#### Work instructions
Print only the lines from the top of the data through the line with "0.115,0.120,0.135,0.120,0.112,0.120,0.118,0.120,0.120,0.125];", both included, skipping every picture.

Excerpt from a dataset
______________________________
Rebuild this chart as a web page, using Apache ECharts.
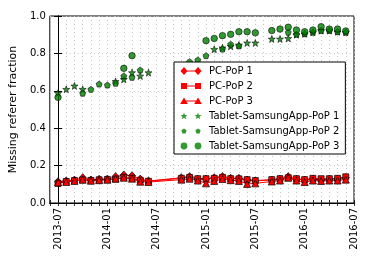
<!DOCTYPE html>
<html><head><meta charset="utf-8">
<script src="https://cdn.jsdelivr.net/npm/echarts@6/dist/echarts.min.js"></script>
<style>html,body{margin:0;padding:0;background:#fff}#c{width:374px;height:262px}</style>
</head><body><div id="c"></div>
<script>
// ---- data ----
const pcMonths = ['2013-07','2013-08','2013-09','2013-10','2013-11','2013-12','2014-01','2014-02','2014-03','2014-04','2014-05','2014-06',
  '2014-10','2014-11','2014-12','2015-01','2015-02','2015-03','2015-04','2015-05','2015-06','2015-07',
  '2015-09','2015-10','2015-11','2015-12','2016-01','2016-02','2016-03','2016-04','2016-05','2016-06'];
const pcPop1 = [0.114,0.118,0.123,0.135,0.123,0.127,0.128,0.141,0.150,0.146,0.128,0.118,
  0.135,0.141,0.128,0.128,0.135,0.141,0.132,0.132,0.123,0.118,
  0.123,0.128,0.141,0.128,0.123,0.128,0.123,0.128,0.128,0.135];
const pcPop2 = [0.105,0.115,0.120,0.123,0.121,0.124,0.126,0.128,0.137,0.132,0.122,0.116,
  0.132,0.137,0.130,0.130,0.132,0.137,0.130,0.129,0.125,0.120,
  0.125,0.130,0.135,0.130,0.125,0.132,0.130,0.130,0.132,0.140];
const pcPop3 = [0.110,0.112,0.118,0.125,0.119,0.122,0.124,0.130,0.135,0.130,0.114,0.112,
  0.125,0.130,0.120,0.105,0.118,0.128,0.122,0.118,0.102,0.105,
  0.115,0.120,0.135,0.120,0.112,0.120,0.118,0.120,0.120,0.125];

const tab1Months = ['2013-07','2013-08','2013-09','2013-10','2014-02','2014-03','2014-04','2014-05','2014-06',
  '2015-02','2015-03','2015-04','2015-05','2015-06','2015-07','2015-09','2015-10','2015-11','2015-12',
  '2016-01','2016-02','2016-03','2016-04','2016-05','2016-06'];
const tab1 = [0.587,0.608,0.626,0.608,0.650,0.661,0.697,0.679,0.697,
  0.822,0.830,0.838,0.845,0.856,0.856,0.877,0.877,0.880,0.900,
  0.905,0.913,0.922,0.922,0.916,0.913];
const tab2Months = ['2013-10','2013-11','2013-12','2014-01','2014-02','2014-03','2014-04','2014-05',
  '2014-11','2014-12','2015-01','2015-03','2015-04','2015-05','2015-11','2015-12',
  '2016-01','2016-02','2016-03','2016-04','2016-05','2016-06'];
const tab2 = [0.587,0.608,0.636,0.631,0.640,0.679,0.672,0.711,
  0.756,0.765,0.788,0.823,0.849,0.840,0.913,0.902,
  0.905,0.913,0.922,0.922,0.916,0.913];
const tab3Months = ['2013-07','2014-03','2014-04','2015-01','2015-02','2015-03','2015-04','2015-05','2015-06','2015-07',
  '2015-09','2015-10','2015-11','2015-12','2016-01','2016-02','2016-03','2016-04','2016-05','2016-06'];
const tab3 = [0.565,0.720,0.788,0.868,0.880,0.895,0.902,0.916,0.916,0.910,
  0.922,0.930,0.940,0.925,0.916,0.925,0.943,0.930,0.930,0.920];

const seriesNames = ['PC-PoP 1','PC-PoP 2','PC-PoP 3','Tablet-SamsungApp-PoP 1','Tablet-SamsungApp-PoP 2','Tablet-SamsungApp-PoP 3'];
const xTickLabels = ['2013-07','2014-01','2014-07','2015-01','2015-07','2016-01','2016-07'];
const yTicks = [0,0.2,0.4,0.6,0.8,1.0];

// ---- helpers ----
// month index relative to 2013-07 (month-resolution time scale)
const baseY = 2013, baseM = 7;
const mIdx = s => { const [y, m] = s.split('-').map(Number); return (y - baseY) * 12 + (m - baseM); };
const mLabel = i => { const t = baseY * 12 + (baseM - 1) + i; return Math.floor(t / 12) + '-' + String(t % 12 + 1).padStart(2, '0'); };
const toPts = (months, vals) => months.map((m, i) => [mIdx(m), vals[i]]);
const f = n => n.toFixed(2);
function starPath(cx, cy, R, r) {
  let s = '';
  for (let k = 0; k < 10; k++) {
    const a = (-90 + k * 36) * Math.PI / 180, rad = k % 2 ? r : R;
    s += (k ? 'L' : 'M') + f(cx + rad * Math.cos(a)) + ',' + f(cy + rad * Math.sin(a)) + ' ';
  }
  return s + 'Z ';
}
function polyPath(cx, cy, R, n) {
  let s = '';
  for (let k = 0; k < n; k++) {
    const a = (-90 + k * 360 / n) * Math.PI / 180;
    s += (k ? 'L' : 'M') + f(cx + R * Math.cos(a)) + ',' + f(cy + R * Math.sin(a)) + ' ';
  }
  return s + 'Z ';
}
function circlePath(cx, cy, r) {
  return 'M' + f(cx - r) + ',' + cy + ' A' + r + ',' + r + ' 0 1,1 ' + f(cx + r) + ',' + cy + ' A' + r + ',' + r + ' 0 1,1 ' + f(cx - r) + ',' + cy + ' Z ';
}
const diamond = (cx) => `M${cx-3.5},4 L${cx},0 L${cx+3.5},4 L${cx},8 Z `;
const square = (cx) => `M${cx-3},1 L${cx+3},1 L${cx+3},7 L${cx-3},7 Z `;
const tri = (cx) => `M${cx},0.5 L${cx+3.8},7 L${cx-3.8},7 Z `;
const lineBar = 'M4,3.5 L18,3.5 L18,4.5 L4,4.5 Z ';
const bbox = 'M0,0 L0,0 M22,8 L22,8 ';
const icons = [
  'path://' + bbox + diamond(4) + lineBar + diamond(18),
  'path://' + bbox + square(4) + lineBar + square(18),
  'path://' + bbox + tri(4) + lineBar + tri(18),
  'path://' + bbox + starPath(4, 4.3, 3.8, 1.5) + starPath(18, 4.3, 3.8, 1.5),
  'path://' + bbox + polyPath(4, 4.2, 2.8, 5) + polyPath(18, 4.2, 2.8, 5),
  'path://' + bbox + circlePath(4, 4, 3.4) + circlePath(18, 4, 3.4)
];
const starSym = 'path://' + starPath(0, 0, 4, 1.6);
const pentSym = 'path://' + polyPath(0, 0, 4, 5);

const font = 'DejaVu Sans';
const border = { borderColor: '#000', borderWidth: 0.7 };
const pcSeries = (name, vals, sym, size) => ({
  name, type: 'line', data: toPts(pcMonths, vals), symbol: sym, symbolSize: size,
  showAllSymbol: true, itemStyle: Object.assign({ color: '#ff0000' }, border),
  lineStyle: { color: '#ff0000', width: 1 }, emphasis: { disabled: true }, animation: false
});
const tabSeries = (name, months, vals, sym, size) => ({
  name, type: 'scatter', data: toPts(months, vals), symbol: sym, symbolSize: size,
  itemStyle: Object.assign({ color: '#008000' }, border), emphasis: { disabled: true }, animation: false
});

const xMin = mIdx('2013-06'), xMax = mIdx(xTickLabels[xTickLabels.length - 1]);
const xCommon = {
  type: 'value', min: xMin, max: xMax, interval: 1,
  axisLine: { show: true, lineStyle: { color: '#000', width: 1 } },
  axisTick: { show: true, inside: true, length: 3, lineStyle: { color: '#000', width: 0.8 } }
};
const gridLine = { show: true, lineStyle: { color: '#c4c4c4', type: [1, 3], width: 1 } };

const chart = echarts.init(document.getElementById('c'), null, { renderer: 'canvas' });
chart.setOption({
  animation: false,
  backgroundColor: '#fff',
  grid: { left: 45, right: 20, top: 16, bottom: 59, show: true, borderColor: '#000', borderWidth: 1, containLabel: false },
  xAxis: [
    Object.assign({}, xCommon, {
      position: 'bottom',
      axisLabel: {
        rotate: 90, margin: 5, fontSize: 10, fontFamily: font, color: '#000', showMinLabel: true, showMaxLabel: true,
        formatter: v => { const l = mLabel(Math.round(v)); return xTickLabels.includes(l) ? l : ''; }
      },
      splitLine: gridLine
    }),
    Object.assign({}, xCommon, { position: 'top', axisLabel: { show: false }, splitLine: { show: false } })
  ],
  yAxis: [
    {
      type: 'value', min: yTicks[0], max: yTicks[yTicks.length - 1], interval: 0.2,
      name: 'Missing referer fraction', nameLocation: 'middle', nameGap: 25,
      nameTextStyle: { fontSize: 11, fontFamily: font, color: '#000' },
      axisLine: { show: true, lineStyle: { color: '#000' } },
      axisTick: { show: true, inside: true, length: 4, lineStyle: { color: '#000' } },
      axisLabel: { fontSize: 10, fontFamily: font, color: '#000', margin: 4, formatter: v => v.toFixed(1) },
      splitLine: gridLine
    },
    {
      type: 'value', min: 0, max: 1, interval: 0.2, position: 'right',
      axisLine: { show: true, lineStyle: { color: '#000' } },
      axisTick: { show: true, inside: true, length: 4, lineStyle: { color: '#000' } },
      axisLabel: { show: false }, splitLine: { show: false }
    }
  ],
  legend: {
    orient: 'vertical', left: 174, top: 62, padding: [4, 6, 3, 6],
    borderColor: '#000', borderWidth: 1, backgroundColor: '#fff', borderRadius: 0,
    itemWidth: 22, itemHeight: 8, itemGap: 5,
    selectedMode: false,
    textStyle: { fontSize: 10, fontFamily: font, color: '#000', lineHeight: 10, padding: [0, 0, 0, 2] },
    itemStyle: { borderWidth: 0 },
    data: seriesNames.map((n, i) => ({ name: n, icon: icons[i] }))
  },
  series: [
    pcSeries(seriesNames[0], pcPop1, 'diamond', [7, 8]),
    pcSeries(seriesNames[1], pcPop2, 'rect', 6),
    pcSeries(seriesNames[2], pcPop3, 'triangle', 7),
    tabSeries(seriesNames[3], tab1Months, tab1, starSym, 7),
    tabSeries(seriesNames[4], tab2Months, tab2, pentSym, 6),
    tabSeries(seriesNames[5], tab3Months, tab3, 'circle', 6.5)
  ]
});
</script>
</body></html>
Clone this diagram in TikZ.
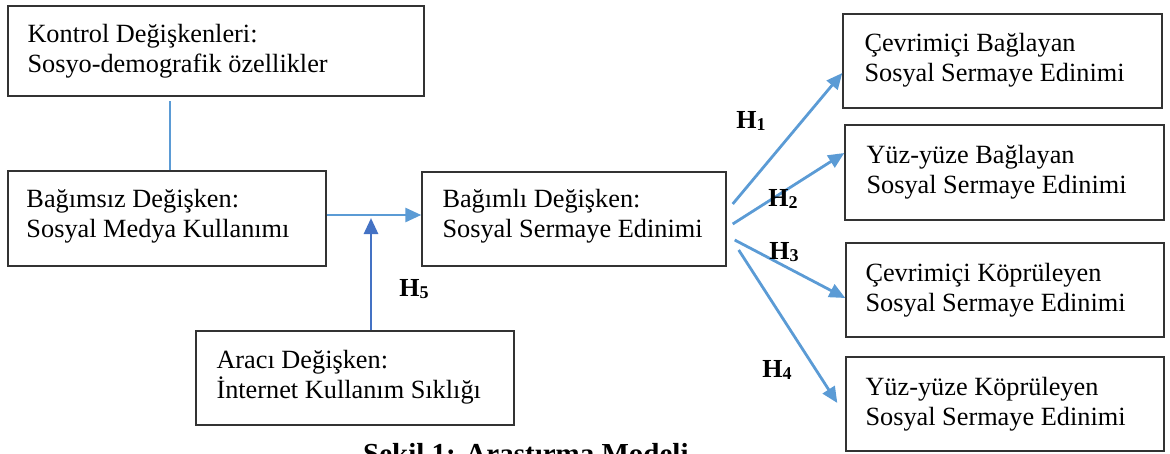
______________________________
#### Output
Rebuild this chart as a web page, using Apache ECharts.
<!DOCTYPE html>
<html><head><meta charset="utf-8">
<script src="https://cdn.jsdelivr.net/npm/echarts@6/dist/echarts.min.js"></script>
<style>html,body{margin:0;padding:0;background:#fff}#c{width:374px;height:262px}</style>
</head><body><div id="c"></div>
<script>
// ---- data ----
const pcMonths = ['2013-07','2013-08','2013-09','2013-10','2013-11','2013-12','2014-01','2014-02','2014-03','2014-04','2014-05','2014-06',
  '2014-10','2014-11','2014-12','2015-01','2015-02','2015-03','2015-04','2015-05','2015-06','2015-07',
  '2015-09','2015-10','2015-11','2015-12','2016-01','2016-02','2016-03','2016-04','2016-05','2016-06'];
const pcPop1 = [0.114,0.118,0.123,0.135,0.123,0.127,0.128,0.141,0.150,0.146,0.128,0.118,
  0.135,0.141,0.128,0.128,0.135,0.141,0.132,0.132,0.123,0.118,
  0.123,0.128,0.141,0.128,0.123,0.128,0.123,0.128,0.128,0.135];
const pcPop2 = [0.105,0.115,0.120,0.123,0.121,0.124,0.126,0.128,0.137,0.132,0.122,0.116,
  0.132,0.137,0.130,0.130,0.132,0.137,0.130,0.129,0.125,0.120,
  0.125,0.130,0.135,0.130,0.125,0.132,0.130,0.130,0.132,0.140];
const pcPop3 = [0.110,0.112,0.118,0.125,0.119,0.122,0.124,0.130,0.135,0.130,0.114,0.112,
  0.125,0.130,0.120,0.105,0.118,0.128,0.122,0.118,0.102,0.105,
  0.115,0.120,0.135,0.120,0.112,0.120,0.118,0.120,0.120,0.125];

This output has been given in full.